##### EXERCISE MATERIALS
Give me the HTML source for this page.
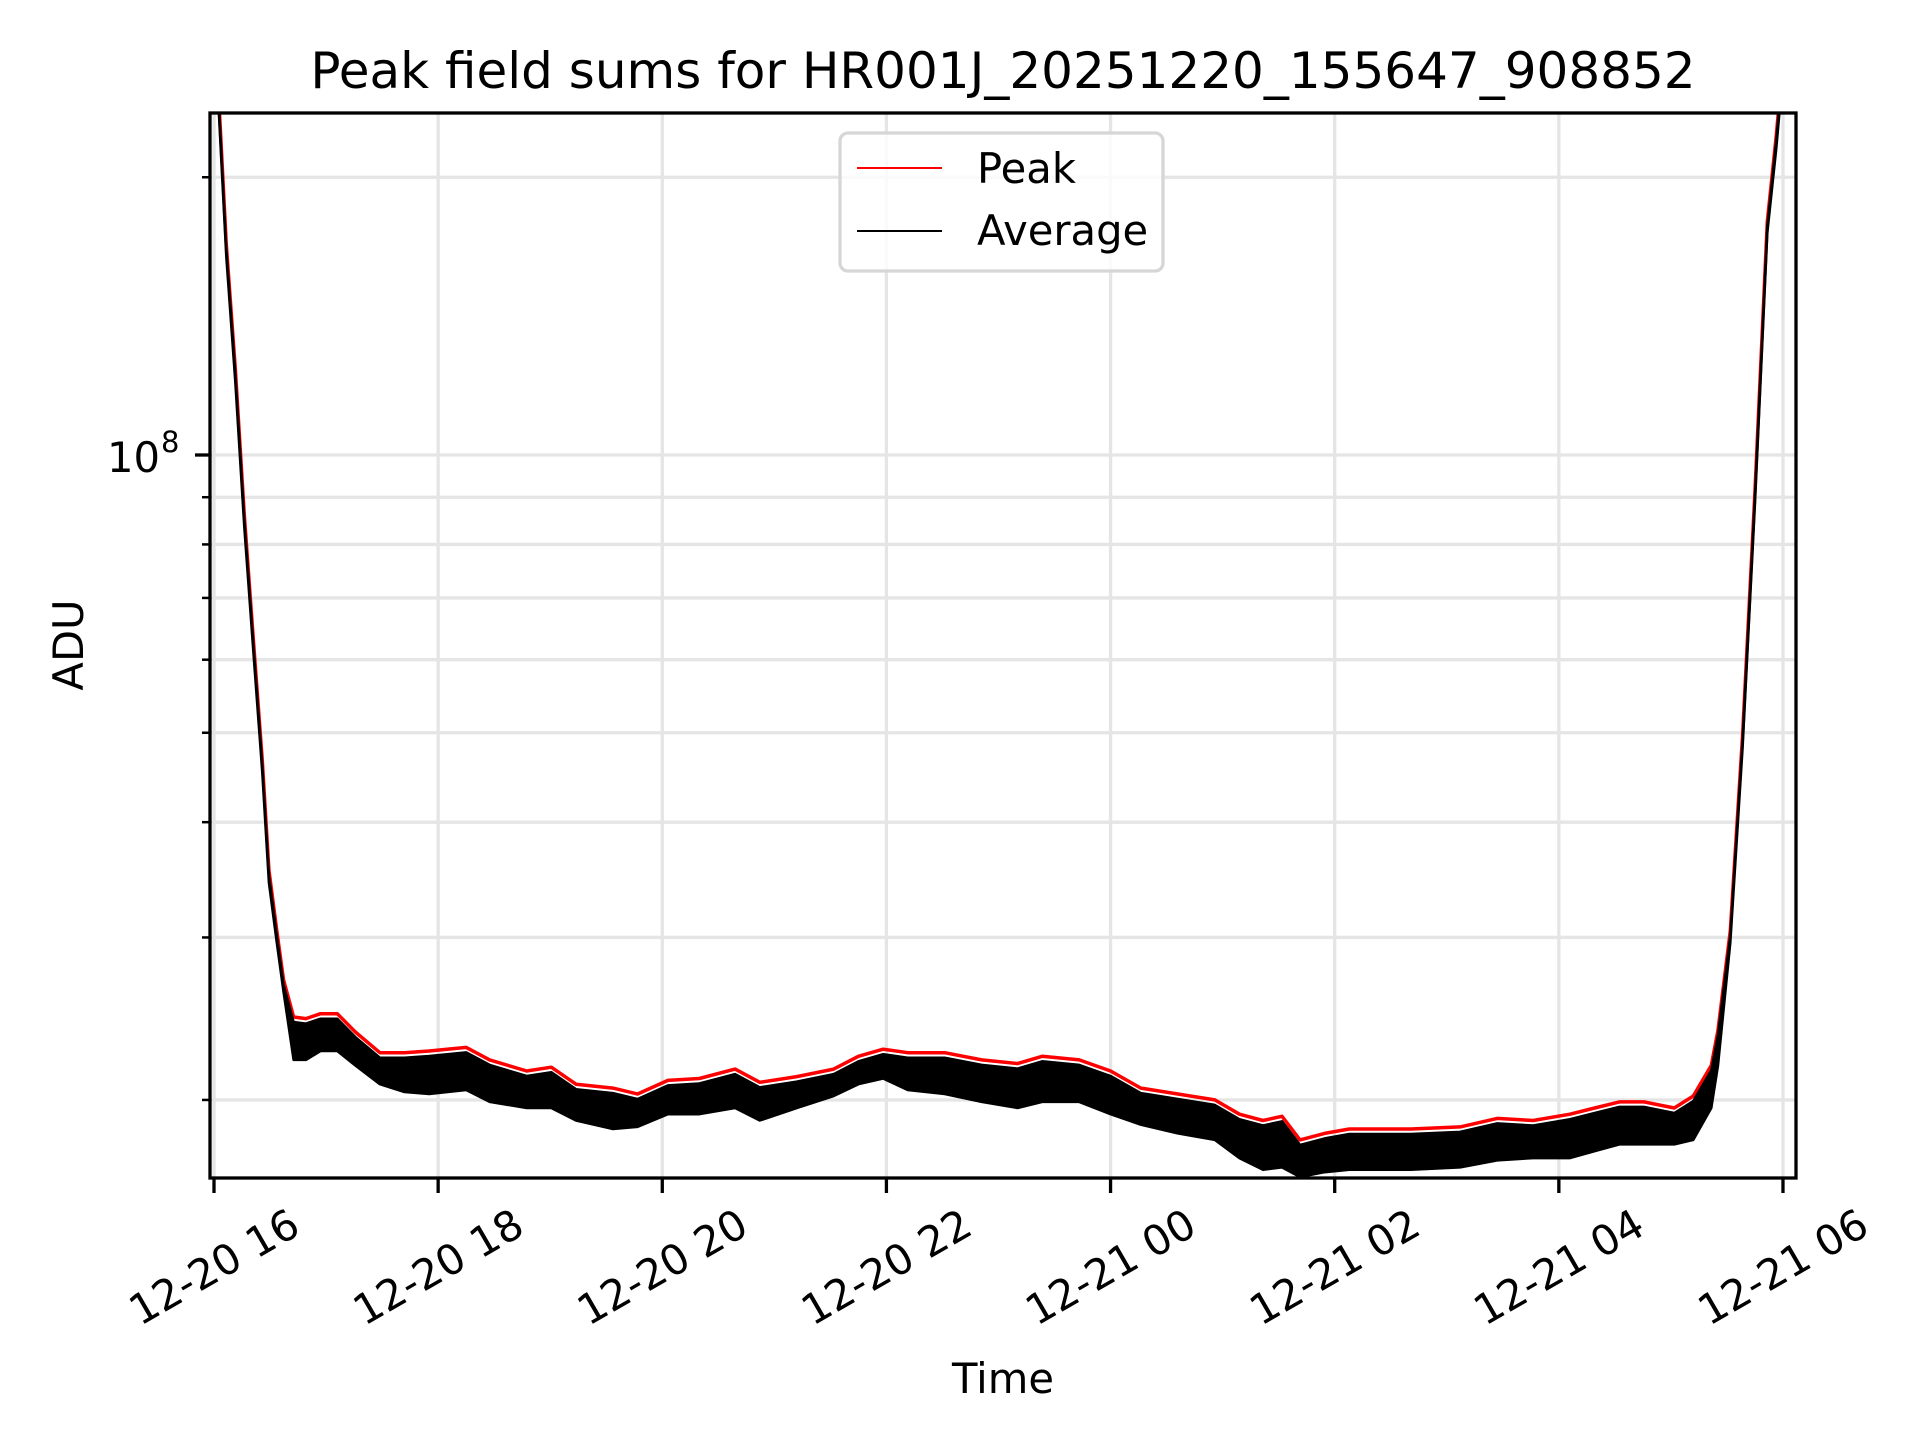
##########
##### EXERCISE MATERIALS
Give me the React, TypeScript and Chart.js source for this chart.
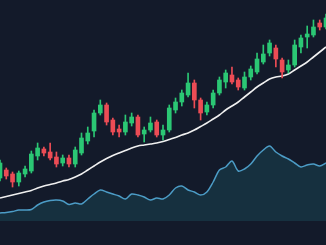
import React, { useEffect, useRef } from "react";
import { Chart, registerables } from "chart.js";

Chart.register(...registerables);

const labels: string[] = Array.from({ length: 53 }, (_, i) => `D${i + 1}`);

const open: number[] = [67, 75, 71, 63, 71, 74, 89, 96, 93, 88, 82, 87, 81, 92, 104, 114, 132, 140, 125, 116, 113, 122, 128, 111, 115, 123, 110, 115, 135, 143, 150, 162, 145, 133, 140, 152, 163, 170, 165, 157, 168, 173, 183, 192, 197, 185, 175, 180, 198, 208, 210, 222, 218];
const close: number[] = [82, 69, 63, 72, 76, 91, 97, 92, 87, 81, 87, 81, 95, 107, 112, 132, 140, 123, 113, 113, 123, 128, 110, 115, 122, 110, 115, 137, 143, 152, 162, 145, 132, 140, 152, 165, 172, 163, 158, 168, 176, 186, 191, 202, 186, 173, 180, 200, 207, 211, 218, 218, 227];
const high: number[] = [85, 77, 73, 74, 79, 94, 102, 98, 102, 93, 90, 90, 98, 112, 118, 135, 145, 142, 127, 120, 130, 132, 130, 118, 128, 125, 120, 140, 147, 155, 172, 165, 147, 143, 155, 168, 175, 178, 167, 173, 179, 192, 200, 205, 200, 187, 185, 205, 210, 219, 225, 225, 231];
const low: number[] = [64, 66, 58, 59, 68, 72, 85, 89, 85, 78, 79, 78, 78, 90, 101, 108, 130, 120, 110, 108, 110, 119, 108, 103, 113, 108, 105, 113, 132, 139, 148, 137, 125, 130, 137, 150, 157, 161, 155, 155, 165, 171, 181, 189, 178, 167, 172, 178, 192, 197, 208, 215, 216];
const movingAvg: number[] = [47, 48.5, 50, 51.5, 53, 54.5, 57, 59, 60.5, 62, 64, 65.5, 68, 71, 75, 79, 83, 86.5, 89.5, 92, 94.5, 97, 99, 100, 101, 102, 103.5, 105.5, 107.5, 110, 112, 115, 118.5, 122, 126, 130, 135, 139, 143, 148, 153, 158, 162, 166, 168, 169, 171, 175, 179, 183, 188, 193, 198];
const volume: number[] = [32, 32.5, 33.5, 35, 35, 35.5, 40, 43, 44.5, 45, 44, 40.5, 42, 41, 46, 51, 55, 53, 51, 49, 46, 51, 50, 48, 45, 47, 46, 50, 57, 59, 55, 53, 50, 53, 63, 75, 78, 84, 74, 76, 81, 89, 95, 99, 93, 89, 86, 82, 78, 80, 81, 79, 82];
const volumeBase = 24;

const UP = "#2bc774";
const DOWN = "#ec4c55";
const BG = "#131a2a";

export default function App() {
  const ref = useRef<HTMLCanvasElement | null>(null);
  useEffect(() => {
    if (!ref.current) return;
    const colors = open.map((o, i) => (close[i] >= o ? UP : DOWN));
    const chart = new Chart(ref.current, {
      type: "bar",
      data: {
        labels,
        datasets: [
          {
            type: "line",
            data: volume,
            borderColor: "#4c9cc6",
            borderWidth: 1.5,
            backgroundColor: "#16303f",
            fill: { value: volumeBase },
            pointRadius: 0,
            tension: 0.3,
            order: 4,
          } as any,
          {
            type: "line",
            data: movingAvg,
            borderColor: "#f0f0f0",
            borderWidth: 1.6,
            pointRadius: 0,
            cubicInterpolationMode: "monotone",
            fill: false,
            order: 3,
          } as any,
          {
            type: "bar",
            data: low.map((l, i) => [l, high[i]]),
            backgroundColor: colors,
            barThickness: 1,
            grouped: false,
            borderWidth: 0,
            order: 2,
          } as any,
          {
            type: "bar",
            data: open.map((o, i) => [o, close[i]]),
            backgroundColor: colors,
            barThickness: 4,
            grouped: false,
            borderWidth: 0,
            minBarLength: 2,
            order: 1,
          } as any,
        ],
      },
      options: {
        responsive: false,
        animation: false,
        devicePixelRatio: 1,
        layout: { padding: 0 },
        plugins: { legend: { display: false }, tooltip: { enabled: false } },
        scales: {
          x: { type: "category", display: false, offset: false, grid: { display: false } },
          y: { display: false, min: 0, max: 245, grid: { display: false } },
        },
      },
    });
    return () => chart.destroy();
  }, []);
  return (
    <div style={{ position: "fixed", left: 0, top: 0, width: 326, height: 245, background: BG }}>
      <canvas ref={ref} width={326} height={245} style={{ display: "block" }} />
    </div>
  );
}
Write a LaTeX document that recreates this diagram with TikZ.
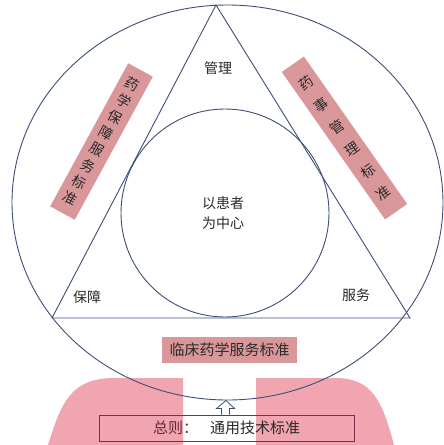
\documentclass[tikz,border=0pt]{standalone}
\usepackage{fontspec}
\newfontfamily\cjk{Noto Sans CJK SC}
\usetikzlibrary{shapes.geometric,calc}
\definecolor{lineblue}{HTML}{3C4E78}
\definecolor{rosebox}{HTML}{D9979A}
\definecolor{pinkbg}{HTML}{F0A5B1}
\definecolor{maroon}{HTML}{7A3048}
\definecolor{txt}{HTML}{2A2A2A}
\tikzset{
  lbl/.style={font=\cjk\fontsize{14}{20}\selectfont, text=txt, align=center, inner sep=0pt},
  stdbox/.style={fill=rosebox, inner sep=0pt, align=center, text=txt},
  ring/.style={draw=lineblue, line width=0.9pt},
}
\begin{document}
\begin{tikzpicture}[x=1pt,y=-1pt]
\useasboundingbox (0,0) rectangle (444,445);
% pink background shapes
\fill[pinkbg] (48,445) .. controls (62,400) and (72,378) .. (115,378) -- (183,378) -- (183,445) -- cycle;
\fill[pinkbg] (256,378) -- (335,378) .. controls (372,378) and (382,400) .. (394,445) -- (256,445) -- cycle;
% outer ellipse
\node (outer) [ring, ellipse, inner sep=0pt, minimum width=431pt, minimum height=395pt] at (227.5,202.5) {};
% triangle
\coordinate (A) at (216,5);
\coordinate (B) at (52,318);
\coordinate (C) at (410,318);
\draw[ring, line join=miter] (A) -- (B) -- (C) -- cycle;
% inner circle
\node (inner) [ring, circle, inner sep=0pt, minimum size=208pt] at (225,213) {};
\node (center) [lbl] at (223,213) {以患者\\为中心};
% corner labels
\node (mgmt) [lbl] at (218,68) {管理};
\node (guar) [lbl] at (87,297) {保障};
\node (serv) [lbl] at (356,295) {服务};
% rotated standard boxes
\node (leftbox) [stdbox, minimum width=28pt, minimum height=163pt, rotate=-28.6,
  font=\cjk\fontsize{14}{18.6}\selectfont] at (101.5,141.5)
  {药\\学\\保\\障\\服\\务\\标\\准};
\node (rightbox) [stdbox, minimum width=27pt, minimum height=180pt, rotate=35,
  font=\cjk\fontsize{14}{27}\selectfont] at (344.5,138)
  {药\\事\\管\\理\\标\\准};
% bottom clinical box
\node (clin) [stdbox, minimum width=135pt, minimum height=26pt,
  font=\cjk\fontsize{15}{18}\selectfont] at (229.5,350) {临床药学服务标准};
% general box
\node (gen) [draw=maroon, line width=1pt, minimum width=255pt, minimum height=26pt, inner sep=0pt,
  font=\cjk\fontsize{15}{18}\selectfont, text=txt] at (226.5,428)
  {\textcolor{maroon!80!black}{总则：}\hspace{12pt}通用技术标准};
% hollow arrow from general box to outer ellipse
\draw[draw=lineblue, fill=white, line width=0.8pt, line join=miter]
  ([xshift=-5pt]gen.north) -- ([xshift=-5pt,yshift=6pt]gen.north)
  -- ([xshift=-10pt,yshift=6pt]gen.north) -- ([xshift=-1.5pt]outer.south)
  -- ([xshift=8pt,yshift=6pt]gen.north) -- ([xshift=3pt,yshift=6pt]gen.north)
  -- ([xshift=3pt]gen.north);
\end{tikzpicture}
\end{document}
##########
--- DIRECTIVE ---
From the entries above, extract each line containing "this".

--- EXERCISE SOLUTION ---
Give me the HTML source for this page.
Give me the React, TypeScript and Chart.js source for this chart.
Write a LaTeX document that recreates this diagram with TikZ.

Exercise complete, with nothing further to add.